The police tactics in this Alabama capital so embarrassed local law-enforcement officials that they apologized publicly, attributing the clash to a “mixup.”
“We are sorry there was a mixup and a misunderstanding of orders, and we are sorry that anyone got hurt.” David Crozland, Circuit Solicitor for Montgomery County, said after the street clashes.
FBI agents on the scene today in Montgomery began an immediate investigation of the incident, and Assistant Police Chief D.H. Lackey of Montgomery said, “I don’t feel like it was necessary.”
He added: “All our orders were to hold them and contain them [the demonstrators]. How they got the word to disperse this crowd, I don’t know.”
The singing demonstrators, who had a permit for their march, were headed for the Capitol when Sheriff Mac Sim Butler, riding a horse and wearing a Western style hat, led his mounted possemen against them. The demonstrators refused to disperse after police halted their march.

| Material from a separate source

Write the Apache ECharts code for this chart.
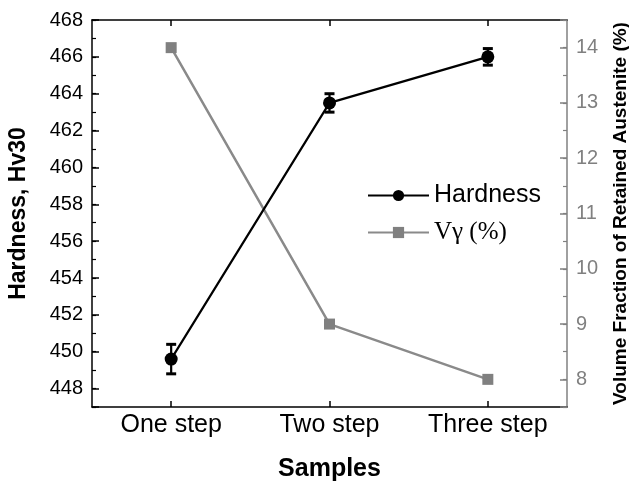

The horsemen first routed a smaller group of demonstrators led by James Forman of Atlanta, executive director of SNCC.
Forman clung to a telephone pole. A posseman swung his club, and Forman ducked. Forman then fled.
A Japanese college student backed against a brick wall of a house. A posseman clubbed him, and the youth fell, bleeding from the head.

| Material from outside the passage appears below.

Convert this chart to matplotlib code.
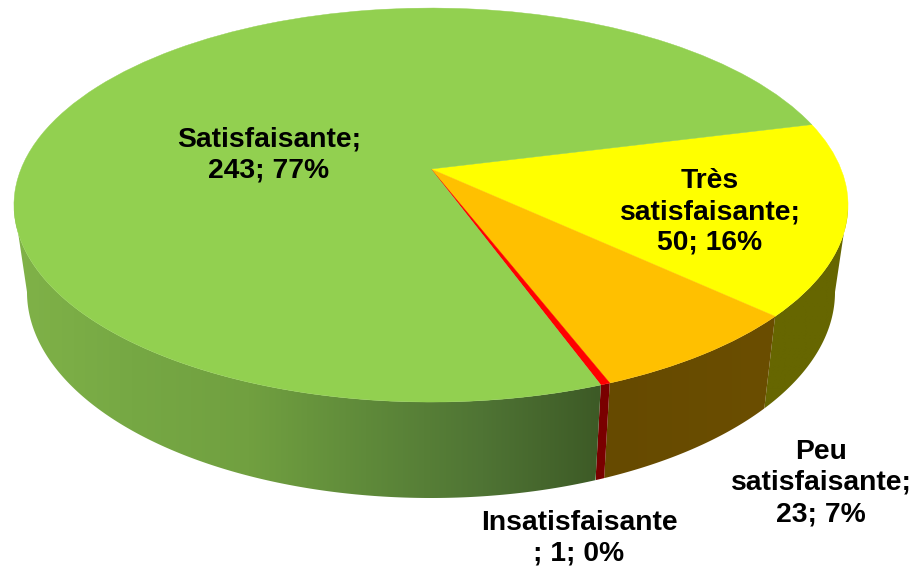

Then the horsemen rode slowly into the standing crowd of 600 demonstrators across the street. The possemen yelled: “Get out of here!”
Most of the crowd stood their ground.
The possemen started swinging their weapons. Demonstrators fell; they began to run.
One of the horsemen methodically flailed demonstrators with a rope.
“Watch that whip!” shouted one demonstrator.
Another youth fell. Blood poured from a wound. Two men picked up the youth, who sagged limply.
Two persons were taken away in ambulances. One youth picked up a Negro girl in his arms and pleaded: “Can we get a doctor, please? Somebody is ill.”
Alabama Governor George Wallace had no comment on the horsemen’s actions.